You know, the O2 sensor is a different beast. Since it's a stand alone controller (LC-1), and it's entirely digital, I'm not sure how it should be grounded. The official stance is to ground both of its grounds (heater and electronics) to the same place as all the other stuff, which I did. However, some people suggest taking the heater ground directly to the battery. Later models also have a dedicated sensor ground, in which case shielding and twisting the pairs would make sense. In my case, not so much.
Plus, the "noise" is "real" in that the controller thinks it's seeing that noise. It's on both the analog output (to the Megasquirt) as well as the digital serial output- so it's not being induced on the sensor analog output. We did a test and powered the O2 off its own battery, and noise was less, but not by much. We then switched to current limiting resistors for the injectors, instead of PWM mode, and noise went away. So it's definitely the injectors. However, the current limiting resistor method was nearly impossible to get tuned. Maybe after more research, but I think PWM is the better method (and cleaner).

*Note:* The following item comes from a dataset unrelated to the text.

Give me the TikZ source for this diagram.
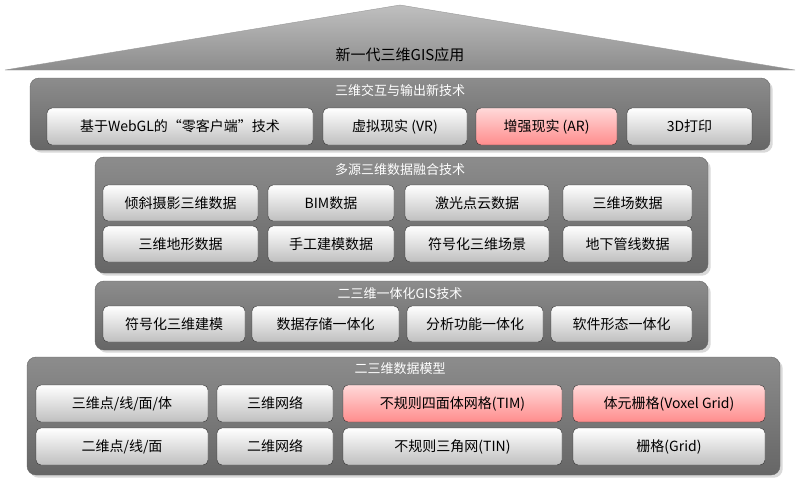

By the way, all the Megasquirt analog sensors have a dedicated ground line. They must all tie to this line, which goes to a dedicated filtered ground on the PC board. All other grounds are direct to the engine block, but (as instructed) not to the same place as the batter ground.
More work to do, but at least I can drive it now! Time to break out the oscilloscope and see what's actually going on with the power lines.